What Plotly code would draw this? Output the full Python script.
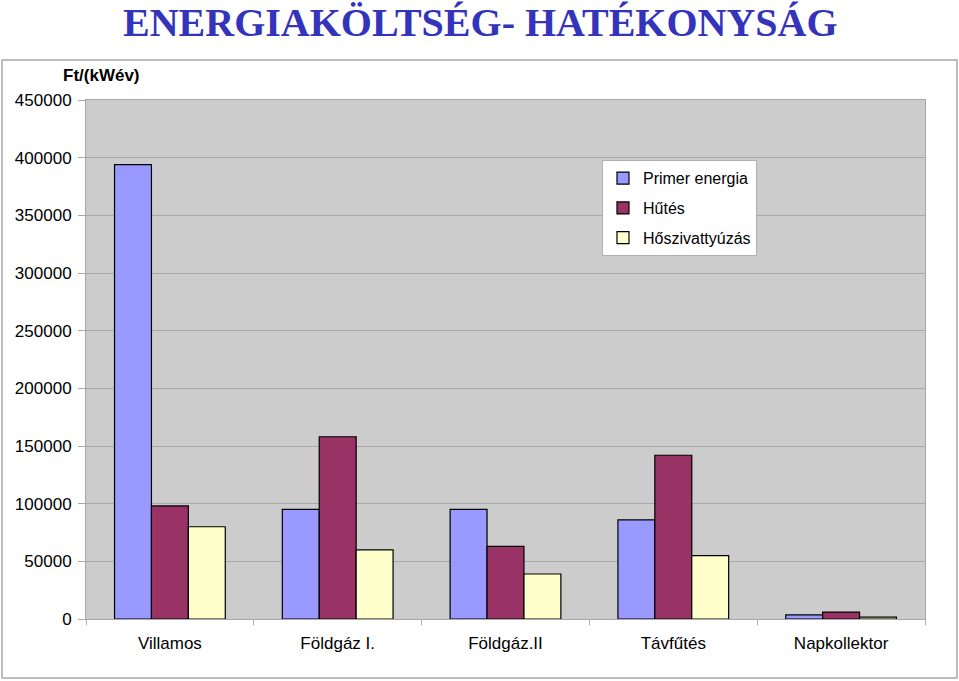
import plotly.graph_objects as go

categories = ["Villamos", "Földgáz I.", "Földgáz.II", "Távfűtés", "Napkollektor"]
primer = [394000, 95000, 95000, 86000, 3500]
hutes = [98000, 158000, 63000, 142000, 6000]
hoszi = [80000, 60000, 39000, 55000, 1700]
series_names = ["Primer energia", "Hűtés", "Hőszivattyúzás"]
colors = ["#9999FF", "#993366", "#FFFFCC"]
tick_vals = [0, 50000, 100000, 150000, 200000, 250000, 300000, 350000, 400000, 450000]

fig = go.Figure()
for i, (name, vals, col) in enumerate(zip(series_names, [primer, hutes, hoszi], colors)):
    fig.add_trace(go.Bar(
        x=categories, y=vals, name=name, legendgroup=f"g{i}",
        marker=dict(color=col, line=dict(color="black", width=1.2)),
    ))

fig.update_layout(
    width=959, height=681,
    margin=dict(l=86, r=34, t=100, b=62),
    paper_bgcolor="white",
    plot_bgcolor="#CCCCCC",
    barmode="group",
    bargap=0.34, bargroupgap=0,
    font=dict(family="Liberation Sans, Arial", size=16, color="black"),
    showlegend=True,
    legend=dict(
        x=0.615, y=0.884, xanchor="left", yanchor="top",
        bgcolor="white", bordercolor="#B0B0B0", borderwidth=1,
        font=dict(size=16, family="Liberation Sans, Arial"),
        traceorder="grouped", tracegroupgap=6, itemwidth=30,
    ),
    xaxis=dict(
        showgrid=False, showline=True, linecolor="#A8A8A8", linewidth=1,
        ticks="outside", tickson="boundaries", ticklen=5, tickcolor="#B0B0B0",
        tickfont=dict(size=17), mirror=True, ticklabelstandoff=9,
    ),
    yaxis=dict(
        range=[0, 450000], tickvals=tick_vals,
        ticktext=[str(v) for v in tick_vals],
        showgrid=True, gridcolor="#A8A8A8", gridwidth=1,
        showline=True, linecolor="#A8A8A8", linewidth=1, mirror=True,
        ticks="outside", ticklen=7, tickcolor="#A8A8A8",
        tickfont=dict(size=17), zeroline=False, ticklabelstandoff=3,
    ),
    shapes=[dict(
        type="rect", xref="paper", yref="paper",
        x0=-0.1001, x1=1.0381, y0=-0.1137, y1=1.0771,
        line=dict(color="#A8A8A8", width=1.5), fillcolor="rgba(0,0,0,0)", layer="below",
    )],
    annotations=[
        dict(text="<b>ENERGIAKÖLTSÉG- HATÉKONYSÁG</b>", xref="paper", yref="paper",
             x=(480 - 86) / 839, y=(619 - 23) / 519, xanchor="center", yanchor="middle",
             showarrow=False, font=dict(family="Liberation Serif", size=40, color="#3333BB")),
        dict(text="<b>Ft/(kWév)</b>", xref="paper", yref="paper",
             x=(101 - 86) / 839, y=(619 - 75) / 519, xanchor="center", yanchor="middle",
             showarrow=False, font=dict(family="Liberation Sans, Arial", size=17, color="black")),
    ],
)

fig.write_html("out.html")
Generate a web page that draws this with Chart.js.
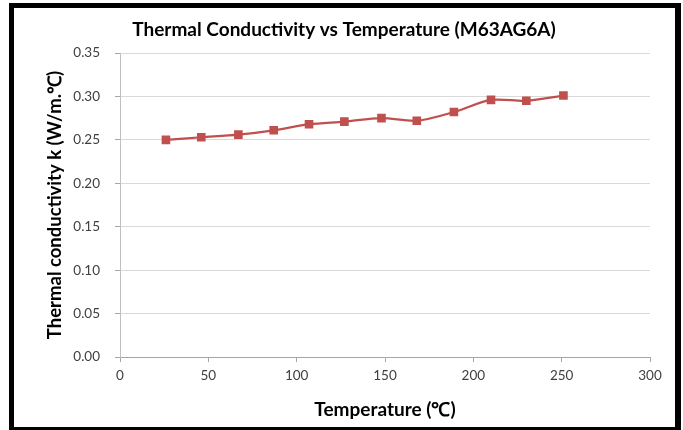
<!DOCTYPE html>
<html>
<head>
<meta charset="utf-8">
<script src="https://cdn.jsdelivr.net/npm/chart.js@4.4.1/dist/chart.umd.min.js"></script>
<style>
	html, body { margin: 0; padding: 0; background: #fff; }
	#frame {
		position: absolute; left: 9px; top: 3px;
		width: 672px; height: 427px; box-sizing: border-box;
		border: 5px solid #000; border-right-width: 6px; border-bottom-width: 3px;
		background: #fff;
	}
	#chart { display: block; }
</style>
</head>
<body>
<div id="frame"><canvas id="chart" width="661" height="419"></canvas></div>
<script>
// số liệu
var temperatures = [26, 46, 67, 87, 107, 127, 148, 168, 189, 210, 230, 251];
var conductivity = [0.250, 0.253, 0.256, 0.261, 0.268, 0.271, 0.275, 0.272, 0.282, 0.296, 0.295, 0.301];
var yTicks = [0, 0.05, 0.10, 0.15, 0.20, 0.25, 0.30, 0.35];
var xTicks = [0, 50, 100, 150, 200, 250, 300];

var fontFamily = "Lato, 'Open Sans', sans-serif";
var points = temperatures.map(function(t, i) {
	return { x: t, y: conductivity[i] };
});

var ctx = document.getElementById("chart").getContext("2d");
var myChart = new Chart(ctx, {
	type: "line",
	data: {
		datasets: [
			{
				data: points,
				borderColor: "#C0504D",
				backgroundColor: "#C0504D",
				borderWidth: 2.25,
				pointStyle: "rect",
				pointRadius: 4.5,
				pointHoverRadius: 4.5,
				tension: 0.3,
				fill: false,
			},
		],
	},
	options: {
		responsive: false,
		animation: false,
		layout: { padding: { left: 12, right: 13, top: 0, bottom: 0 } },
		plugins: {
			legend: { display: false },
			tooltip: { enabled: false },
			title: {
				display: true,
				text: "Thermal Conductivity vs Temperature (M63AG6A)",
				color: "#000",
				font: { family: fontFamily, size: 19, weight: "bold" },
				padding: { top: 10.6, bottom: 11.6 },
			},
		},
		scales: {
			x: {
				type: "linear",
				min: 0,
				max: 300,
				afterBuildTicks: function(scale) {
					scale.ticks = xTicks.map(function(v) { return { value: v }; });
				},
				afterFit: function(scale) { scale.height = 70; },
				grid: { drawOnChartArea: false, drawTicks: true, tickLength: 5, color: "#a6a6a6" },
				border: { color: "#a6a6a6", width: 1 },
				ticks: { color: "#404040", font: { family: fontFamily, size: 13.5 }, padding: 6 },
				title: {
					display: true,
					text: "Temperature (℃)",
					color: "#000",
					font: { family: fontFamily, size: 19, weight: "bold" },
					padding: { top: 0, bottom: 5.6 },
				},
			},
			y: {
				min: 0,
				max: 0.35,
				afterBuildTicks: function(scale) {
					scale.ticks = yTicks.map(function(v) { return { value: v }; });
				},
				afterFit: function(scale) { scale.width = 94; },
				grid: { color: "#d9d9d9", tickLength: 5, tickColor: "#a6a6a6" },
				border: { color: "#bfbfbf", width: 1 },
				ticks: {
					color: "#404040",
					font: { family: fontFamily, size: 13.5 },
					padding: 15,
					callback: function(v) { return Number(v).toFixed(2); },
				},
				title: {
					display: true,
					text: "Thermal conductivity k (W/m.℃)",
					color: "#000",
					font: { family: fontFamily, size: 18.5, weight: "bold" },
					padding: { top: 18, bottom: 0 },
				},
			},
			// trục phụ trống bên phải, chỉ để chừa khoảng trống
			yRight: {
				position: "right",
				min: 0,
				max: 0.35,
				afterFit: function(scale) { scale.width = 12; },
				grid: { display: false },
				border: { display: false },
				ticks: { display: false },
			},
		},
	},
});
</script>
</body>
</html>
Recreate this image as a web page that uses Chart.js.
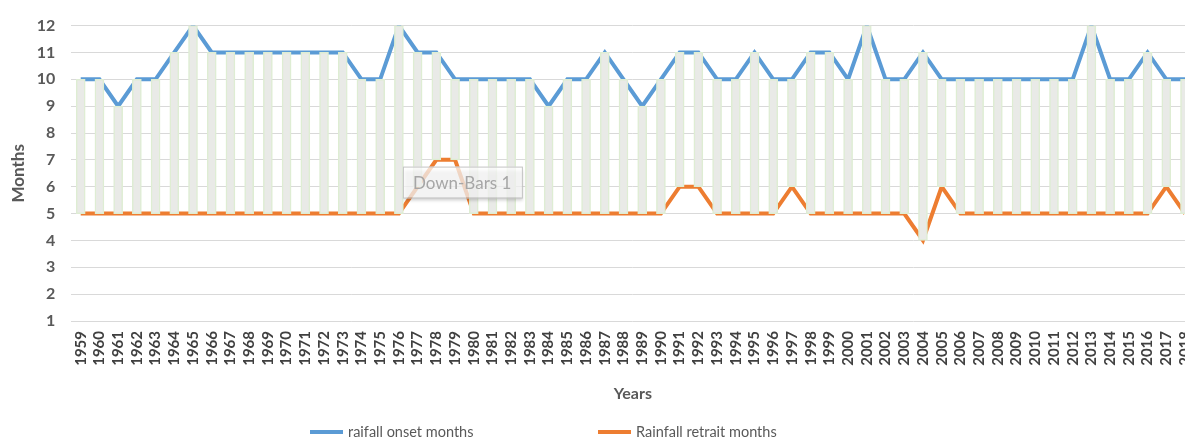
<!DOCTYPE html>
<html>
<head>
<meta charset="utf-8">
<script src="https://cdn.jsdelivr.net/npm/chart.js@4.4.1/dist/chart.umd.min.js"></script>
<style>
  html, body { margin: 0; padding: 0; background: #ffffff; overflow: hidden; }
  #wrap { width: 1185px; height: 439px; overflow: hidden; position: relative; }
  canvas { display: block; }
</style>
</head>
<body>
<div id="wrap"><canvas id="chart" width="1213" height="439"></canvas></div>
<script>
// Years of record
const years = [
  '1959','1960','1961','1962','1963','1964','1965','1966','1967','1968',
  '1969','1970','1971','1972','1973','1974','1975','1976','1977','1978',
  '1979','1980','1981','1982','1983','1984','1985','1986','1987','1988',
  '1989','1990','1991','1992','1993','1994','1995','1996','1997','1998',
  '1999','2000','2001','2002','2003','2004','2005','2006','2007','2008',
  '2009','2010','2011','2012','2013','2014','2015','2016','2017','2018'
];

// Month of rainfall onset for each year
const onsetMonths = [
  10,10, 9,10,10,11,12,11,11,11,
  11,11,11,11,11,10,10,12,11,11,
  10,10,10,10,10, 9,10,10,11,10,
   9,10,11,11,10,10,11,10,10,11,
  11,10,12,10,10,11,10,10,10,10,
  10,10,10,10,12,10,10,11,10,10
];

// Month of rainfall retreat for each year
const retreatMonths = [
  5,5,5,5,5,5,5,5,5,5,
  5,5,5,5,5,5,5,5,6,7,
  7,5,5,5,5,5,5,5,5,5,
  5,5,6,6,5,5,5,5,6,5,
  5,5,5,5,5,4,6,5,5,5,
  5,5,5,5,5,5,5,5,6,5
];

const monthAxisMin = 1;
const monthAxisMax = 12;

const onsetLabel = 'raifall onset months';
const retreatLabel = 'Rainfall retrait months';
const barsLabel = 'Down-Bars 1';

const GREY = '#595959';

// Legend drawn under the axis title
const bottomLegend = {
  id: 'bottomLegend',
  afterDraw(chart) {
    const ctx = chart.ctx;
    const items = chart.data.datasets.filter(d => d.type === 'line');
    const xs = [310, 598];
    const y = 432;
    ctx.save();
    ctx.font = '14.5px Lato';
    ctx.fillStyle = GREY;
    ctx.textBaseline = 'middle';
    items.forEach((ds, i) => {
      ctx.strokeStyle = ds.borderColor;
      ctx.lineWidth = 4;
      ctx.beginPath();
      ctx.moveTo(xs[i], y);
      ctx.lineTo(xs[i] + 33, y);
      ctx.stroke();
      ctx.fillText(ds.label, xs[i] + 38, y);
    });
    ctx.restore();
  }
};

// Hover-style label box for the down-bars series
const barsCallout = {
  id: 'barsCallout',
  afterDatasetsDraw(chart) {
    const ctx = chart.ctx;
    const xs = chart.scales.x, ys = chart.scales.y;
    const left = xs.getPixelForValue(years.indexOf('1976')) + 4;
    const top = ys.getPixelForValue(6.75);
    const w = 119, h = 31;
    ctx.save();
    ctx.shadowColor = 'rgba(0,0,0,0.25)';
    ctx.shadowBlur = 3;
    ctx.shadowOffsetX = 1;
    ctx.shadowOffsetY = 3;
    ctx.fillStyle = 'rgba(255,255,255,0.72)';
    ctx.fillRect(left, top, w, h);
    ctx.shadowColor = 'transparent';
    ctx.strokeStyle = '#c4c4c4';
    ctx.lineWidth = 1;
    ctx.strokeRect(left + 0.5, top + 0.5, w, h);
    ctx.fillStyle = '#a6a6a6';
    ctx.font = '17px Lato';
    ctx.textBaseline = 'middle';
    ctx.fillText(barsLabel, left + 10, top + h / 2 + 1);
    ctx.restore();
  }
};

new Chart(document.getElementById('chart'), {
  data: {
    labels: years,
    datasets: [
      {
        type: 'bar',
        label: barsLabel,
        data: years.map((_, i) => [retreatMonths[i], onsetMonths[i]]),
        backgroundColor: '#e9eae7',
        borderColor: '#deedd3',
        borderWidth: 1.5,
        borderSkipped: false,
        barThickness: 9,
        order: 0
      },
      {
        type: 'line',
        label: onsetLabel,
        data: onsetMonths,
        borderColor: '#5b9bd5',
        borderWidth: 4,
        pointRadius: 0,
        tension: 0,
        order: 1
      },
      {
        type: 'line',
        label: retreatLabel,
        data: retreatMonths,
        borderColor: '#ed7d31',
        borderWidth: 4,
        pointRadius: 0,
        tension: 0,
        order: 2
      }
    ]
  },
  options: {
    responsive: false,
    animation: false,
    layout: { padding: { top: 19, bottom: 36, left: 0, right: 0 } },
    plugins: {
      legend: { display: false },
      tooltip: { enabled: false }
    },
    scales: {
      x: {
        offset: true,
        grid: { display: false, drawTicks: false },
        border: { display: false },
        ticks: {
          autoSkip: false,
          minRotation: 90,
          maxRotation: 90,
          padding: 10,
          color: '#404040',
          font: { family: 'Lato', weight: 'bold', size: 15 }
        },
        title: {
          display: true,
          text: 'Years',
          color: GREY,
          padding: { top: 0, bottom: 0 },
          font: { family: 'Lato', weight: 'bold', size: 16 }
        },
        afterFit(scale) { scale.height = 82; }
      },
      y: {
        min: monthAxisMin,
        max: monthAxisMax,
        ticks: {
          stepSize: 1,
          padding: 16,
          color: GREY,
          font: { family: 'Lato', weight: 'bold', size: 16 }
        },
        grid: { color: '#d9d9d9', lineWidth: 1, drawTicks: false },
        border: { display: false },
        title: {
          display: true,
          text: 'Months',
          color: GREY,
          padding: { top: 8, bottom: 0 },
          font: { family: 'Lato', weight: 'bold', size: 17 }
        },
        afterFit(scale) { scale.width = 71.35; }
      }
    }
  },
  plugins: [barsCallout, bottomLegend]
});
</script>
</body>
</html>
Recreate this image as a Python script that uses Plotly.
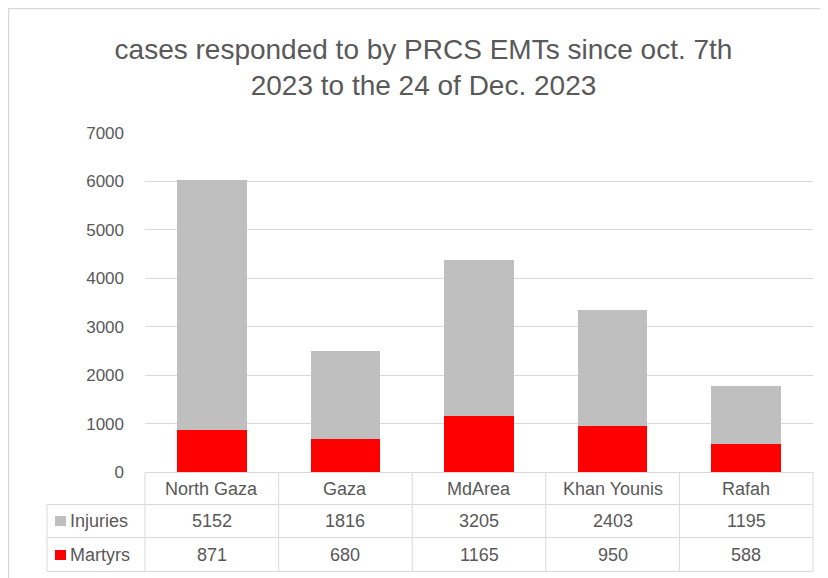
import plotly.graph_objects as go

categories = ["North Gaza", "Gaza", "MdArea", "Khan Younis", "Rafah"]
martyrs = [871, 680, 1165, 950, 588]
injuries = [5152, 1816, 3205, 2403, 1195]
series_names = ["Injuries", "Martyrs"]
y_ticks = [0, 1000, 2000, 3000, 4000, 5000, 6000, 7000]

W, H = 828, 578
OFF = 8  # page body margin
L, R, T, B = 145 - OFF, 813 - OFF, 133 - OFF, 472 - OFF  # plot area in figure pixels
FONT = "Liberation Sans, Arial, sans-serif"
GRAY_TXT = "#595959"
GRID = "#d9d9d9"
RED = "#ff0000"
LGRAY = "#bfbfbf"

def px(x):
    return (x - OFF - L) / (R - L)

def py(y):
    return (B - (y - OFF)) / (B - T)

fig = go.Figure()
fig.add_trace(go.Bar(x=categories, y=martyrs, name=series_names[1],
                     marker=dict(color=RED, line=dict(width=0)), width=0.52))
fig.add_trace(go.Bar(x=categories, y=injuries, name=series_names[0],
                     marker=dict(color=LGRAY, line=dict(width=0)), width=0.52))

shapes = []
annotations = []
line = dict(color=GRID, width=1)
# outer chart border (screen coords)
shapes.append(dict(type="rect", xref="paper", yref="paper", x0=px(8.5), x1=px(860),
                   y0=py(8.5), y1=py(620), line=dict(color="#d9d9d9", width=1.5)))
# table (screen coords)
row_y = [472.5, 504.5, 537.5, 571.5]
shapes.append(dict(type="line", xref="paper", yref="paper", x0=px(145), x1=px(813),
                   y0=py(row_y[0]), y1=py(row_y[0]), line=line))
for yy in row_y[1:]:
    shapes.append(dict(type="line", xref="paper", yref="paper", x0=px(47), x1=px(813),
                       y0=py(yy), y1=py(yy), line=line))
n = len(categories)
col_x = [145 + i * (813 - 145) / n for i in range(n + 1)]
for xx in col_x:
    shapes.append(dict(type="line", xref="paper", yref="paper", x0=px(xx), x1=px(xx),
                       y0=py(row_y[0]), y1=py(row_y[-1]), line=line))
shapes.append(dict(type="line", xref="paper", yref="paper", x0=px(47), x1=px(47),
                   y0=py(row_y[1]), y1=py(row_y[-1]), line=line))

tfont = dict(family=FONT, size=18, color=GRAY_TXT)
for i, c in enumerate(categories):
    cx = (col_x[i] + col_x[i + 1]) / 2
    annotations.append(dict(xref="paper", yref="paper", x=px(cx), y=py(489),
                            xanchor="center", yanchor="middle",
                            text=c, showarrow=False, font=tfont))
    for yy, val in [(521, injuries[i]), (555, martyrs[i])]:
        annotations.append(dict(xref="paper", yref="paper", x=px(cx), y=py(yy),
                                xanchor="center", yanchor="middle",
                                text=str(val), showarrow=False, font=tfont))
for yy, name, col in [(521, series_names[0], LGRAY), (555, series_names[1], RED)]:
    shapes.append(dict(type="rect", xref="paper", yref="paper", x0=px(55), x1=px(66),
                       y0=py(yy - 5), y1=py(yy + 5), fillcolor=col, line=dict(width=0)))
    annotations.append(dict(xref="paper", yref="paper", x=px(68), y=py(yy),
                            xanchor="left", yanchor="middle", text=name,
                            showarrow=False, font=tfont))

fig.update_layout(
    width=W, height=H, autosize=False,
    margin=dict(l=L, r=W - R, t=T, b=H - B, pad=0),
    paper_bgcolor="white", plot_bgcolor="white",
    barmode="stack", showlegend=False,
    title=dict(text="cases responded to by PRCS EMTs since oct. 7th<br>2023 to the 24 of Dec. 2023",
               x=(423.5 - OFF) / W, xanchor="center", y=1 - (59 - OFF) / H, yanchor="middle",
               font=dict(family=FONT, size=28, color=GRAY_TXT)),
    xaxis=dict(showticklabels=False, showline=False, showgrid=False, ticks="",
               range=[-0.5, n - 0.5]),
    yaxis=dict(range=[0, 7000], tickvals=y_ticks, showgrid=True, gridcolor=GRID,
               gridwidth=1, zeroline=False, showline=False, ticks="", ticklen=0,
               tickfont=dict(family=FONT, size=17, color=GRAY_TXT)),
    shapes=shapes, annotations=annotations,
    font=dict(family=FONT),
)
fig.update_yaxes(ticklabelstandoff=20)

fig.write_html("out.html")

WORK TO BE COMPLETED
Examine the records and pull out every line where the string "this" occurs.

OUTPUT
What Plotly code would draw this? Output the full Python script.
Generate a web page that draws this with Chart.js.
Recreate this image as a web page that uses Chart.js.
Recreate this image as a Python script that uses Plotly.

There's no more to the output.